What this task involves: Leaving the pictures out, print the lines from the first line of the listing through the line containing "import numpy as np", exactly as they read, and no others.

** Start of Recorded data **

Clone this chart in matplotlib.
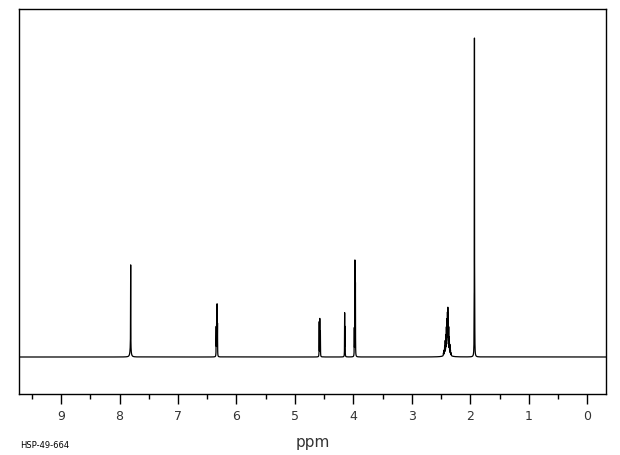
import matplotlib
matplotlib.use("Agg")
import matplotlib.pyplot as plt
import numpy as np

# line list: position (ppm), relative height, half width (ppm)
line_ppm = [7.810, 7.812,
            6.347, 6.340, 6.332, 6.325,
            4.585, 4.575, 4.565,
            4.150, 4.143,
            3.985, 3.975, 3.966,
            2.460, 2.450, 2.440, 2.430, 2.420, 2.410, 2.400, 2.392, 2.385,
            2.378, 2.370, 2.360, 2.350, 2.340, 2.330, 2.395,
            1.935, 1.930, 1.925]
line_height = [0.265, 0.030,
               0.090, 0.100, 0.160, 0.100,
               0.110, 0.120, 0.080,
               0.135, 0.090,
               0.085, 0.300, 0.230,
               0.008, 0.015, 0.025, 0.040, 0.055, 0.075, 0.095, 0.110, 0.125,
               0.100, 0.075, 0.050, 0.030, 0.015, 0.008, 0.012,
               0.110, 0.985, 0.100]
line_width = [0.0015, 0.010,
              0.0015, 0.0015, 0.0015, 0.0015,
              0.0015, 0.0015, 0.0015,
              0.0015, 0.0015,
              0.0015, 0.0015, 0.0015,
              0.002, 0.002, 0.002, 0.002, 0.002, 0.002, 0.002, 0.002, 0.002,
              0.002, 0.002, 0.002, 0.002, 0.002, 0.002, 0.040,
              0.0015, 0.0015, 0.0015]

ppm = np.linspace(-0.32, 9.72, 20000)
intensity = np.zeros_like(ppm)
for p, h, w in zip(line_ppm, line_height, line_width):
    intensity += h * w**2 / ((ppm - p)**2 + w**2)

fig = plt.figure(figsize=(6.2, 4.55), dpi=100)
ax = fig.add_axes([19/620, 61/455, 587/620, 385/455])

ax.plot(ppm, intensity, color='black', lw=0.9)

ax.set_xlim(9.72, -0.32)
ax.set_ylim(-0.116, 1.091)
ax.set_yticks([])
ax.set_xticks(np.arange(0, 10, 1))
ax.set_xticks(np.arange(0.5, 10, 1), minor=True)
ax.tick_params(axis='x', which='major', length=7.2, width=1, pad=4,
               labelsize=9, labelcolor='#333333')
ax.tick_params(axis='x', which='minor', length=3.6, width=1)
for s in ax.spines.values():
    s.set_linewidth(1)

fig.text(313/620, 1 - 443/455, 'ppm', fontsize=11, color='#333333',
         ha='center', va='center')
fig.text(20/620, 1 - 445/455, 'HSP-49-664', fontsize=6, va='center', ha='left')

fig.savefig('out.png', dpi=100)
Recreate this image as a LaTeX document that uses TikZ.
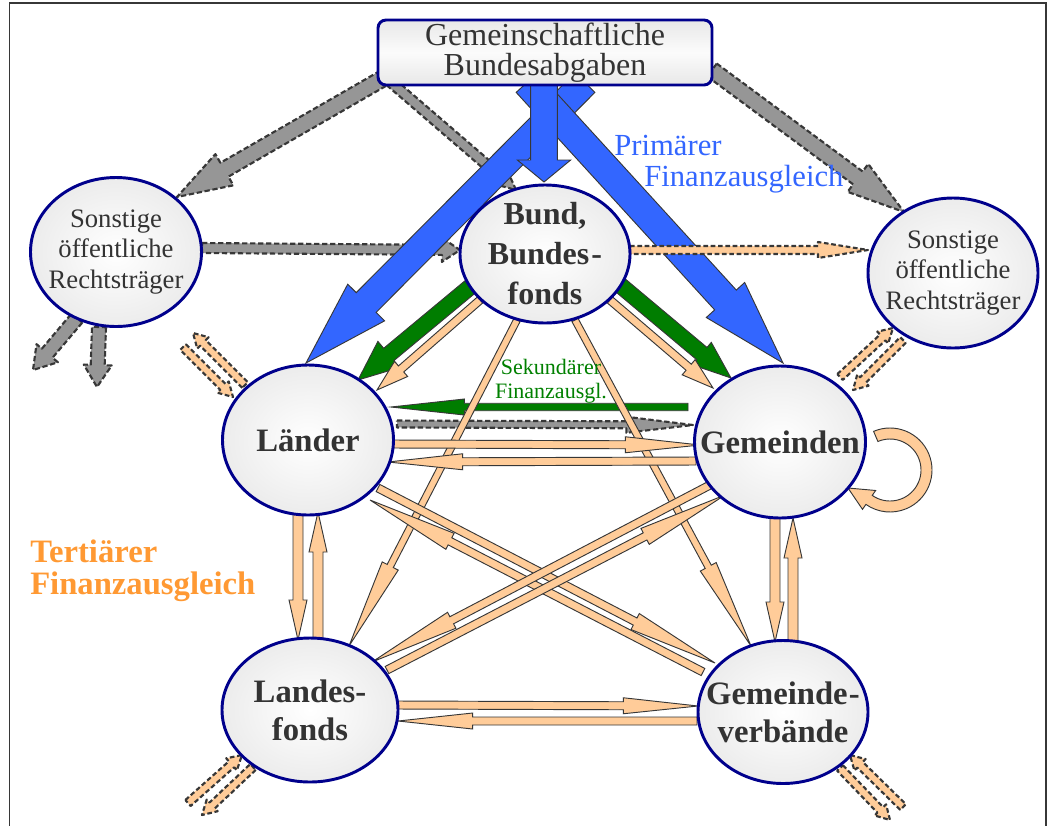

** End of Recorded data **

The response:
Clone this chart in matplotlib.
import matplotlib
matplotlib.use("Agg")
import matplotlib.pyplot as plt
import numpy as np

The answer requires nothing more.